By default a queue partition lives on a single broker. That broker fsyncs every durable write, so the data survives a process restart, but it does not survive losing that node, and while the node is down the partition is unavailable.

Replication keeps copies of a partition on other brokers so a partition can survive and keep serving when its owner fails.

This is experimental and only active in Ganglion coordination mode. Standalone brokers own every queue and do not replicate.

When coordination is enabled and a partition is assigned followers, each partition has one owner and one or more followers:

  • Followers catch up by pulling. A follower worker reads the owner’s durable message and event records over the protocol and applies them durably to its own log. If a follower falls too far behind the owner’s retained log, it installs an owner checkpoint and resumes from there.
  • Failover promotes a caught-up follower. When the controller sees the owner is gone, it reassigns the partition and bumps its fencing epoch. A follower is promoted at its local durable tail. The old owner cannot keep serving, because writes and replication carrying a stale epoch are rejected (no split-brain).
  • Replica-durable publishes wait for replicas. When the assignment’s durability policy requires more than the owner, a confirmed publish does not return until enough followers have reported the required progress, subject to a timeout and an in-sync floor.

The assignment durability policy decides what a confirmed publish waits for. It is set per cluster through coordination.ganglion.assignment_durability (see configuration):

ModeA confirmed publish returns once…
local_durablethe owner has durably written the append (the default, same as a single node)
replica_acceptedN assigned nodes (including the owner) have accepted the append (weaker than fsync)
replica_durableN assigned nodes (including the owner) have durably written the append
majority_durablea durable majority of the assigned replica set has the append

N includes the owner, so replica_durable with N = 2 means the owner plus one durable follower.
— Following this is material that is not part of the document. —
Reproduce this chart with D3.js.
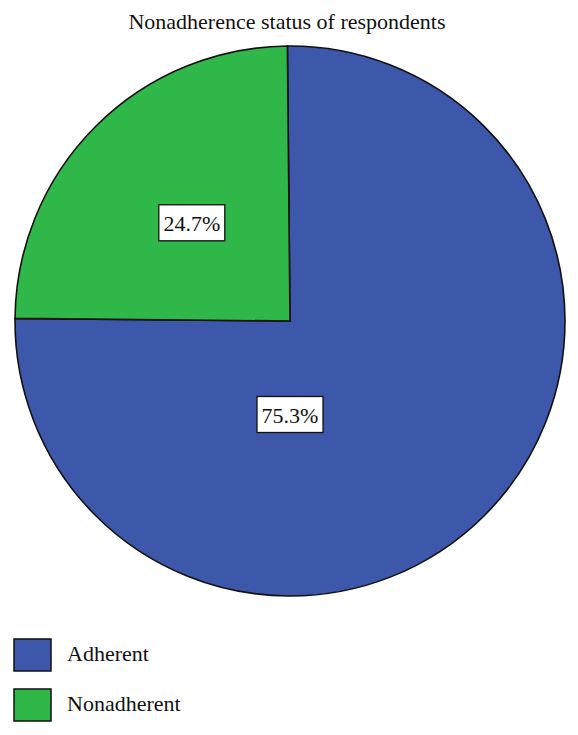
<!DOCTYPE html>
<meta charset="utf-8">
<script src="https://d3js.org/d3.v7.min.js"></script>
<style>
  body { margin: 0; background: #fff; }
  text { font-family: "Liberation Serif", "DejaVu Serif", serif; fill: #111; }
</style>
<div id="chart"></div>
<script>

var categories = ["Adherent", "Nonadherent"]
var percents = [75.3, 24.7]
var colors = ["#3d58ab", "#2fb74a"]
var title = "Nonadherence status of respondents"

var w = 578, h = 735
var cx = 290, cy = 321, r = 275

var svg = d3.select("#chart")
  .append("svg")
    .attr("width", w)
    .attr("height", h)

var data = categories.map((c, i) => ({label: c, value: percents[i], color: colors[i]}))

svg.append("text")
  .attr("x", 287)
  .attr("y", 29)
  .attr("text-anchor", "middle")
  .attr("font-size", "22px")
  .text(title)

// small rotation so the gap of the 24.7% slice is split evenly
var offset = (0.25 - percents[1] / 100) * Math.PI

var pie = d3.pie()
  .value(d => d.value)
  .sort(null)
  .startAngle(-offset)
  .endAngle(2 * Math.PI - offset)

var arc = d3.arc().innerRadius(0).outerRadius(r)

var g = svg.append("g")
  .attr("transform", `translate(${cx},${cy})`)

var slices = pie(data)

g.selectAll("path")
  .data(slices)
  .enter()
  .append("path")
    .attr("d", arc)
    .attr("fill", d => d.data.color)
    .attr("stroke", "#111")
    .attr("stroke-width", 1.6)
    .attr("stroke-linejoin", "miter")

// label positions
function labelPos(d) {
  var a, k
  if (d.data.label === "Adherent") { a = Math.PI; k = 0.34 }
  else { a = (d.startAngle + d.endAngle) / 2; k = 0.505 }
  return [Math.sin(a) * k * r, -Math.cos(a) * k * r]
}

var labels = g.selectAll("g.lab")
  .data(slices)
  .enter()
  .append("g")
    .attr("class", "lab")
    .attr("transform", d => `translate(${labelPos(d)})`)

labels.append("rect")
  .attr("x", -33)
  .attr("y", -18)
  .attr("width", 66)
  .attr("height", 36)
  .attr("fill", "#fff")
  .attr("stroke", "#111")
  .attr("stroke-width", 1.3)

labels.append("text")
  .attr("text-anchor", "middle")
  .attr("y", 8)
  .attr("font-size", "22px")
  .text(d => d.data.value.toFixed(1) + "%")

// legend
var legend = svg.append("g")
  .attr("transform", "translate(14,639)")

var item = legend.selectAll("g")
  .data(data)
  .enter()
  .append("g")
    .attr("transform", (d, i) => `translate(0,${i * 50})`)

item.append("rect")
  .attr("width", 37)
  .attr("height", 32)
  .attr("fill", d => d.color)
  .attr("stroke", "#111")
  .attr("stroke-width", 1.5)

item.append("text")
  .attr("x", 53)
  .attr("y", 22)
  .attr("font-size", "22px")
  .text(d => d.label)

</script>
A follower counts as in sync when it has reported durable progress recently enough (runtime_seed.replication.isr_timeout_ms). Two runtime settings gate replica-durable acceptance:

  • min_in_sync_replicas is a floor. When fewer replicas are recently in sync than the floor, replica-durable publishes fail fast with a clear error instead of blocking until timeout. 1 disables the floor.
  • confirm_timeout_ms bounds how long a replica-durable confirm waits before failing.

The follower read budget and poll intervals (runtime_seed.replication.*) tune catch-up throughput versus idle confirm latency. See the configuration replication settings.

  • Replication requires Ganglion coordination mode and a follower target (coordination.ganglion.target_followers greater than zero). It is a cluster-level placement decision, not a per-queue client option.
  • A partition replicates only after the controller has assigned it followers.
  • local_durable queues behave exactly like single-node queues even in a cluster. Replica-durable confirms only mean something when the durability policy requires more than the owner.
  • Follower application is durable: a follower fsyncs before reporting the progress that owners count toward replica-durable confirms.
  • Replica-durable confirms add latency: a publish waits for follower progress, bounded by the follower poll interval and the confirm timeout.
  • This surface is experimental. Failover safety rests on assignment epochs plus local promotion gates, and more failure testing is needed before treating it as production-ready high availability.
  • Cross-broker replication-lag aggregation into a single cluster view is still pending. A broker’s own follower workers and their progress are visible on the admin queues page.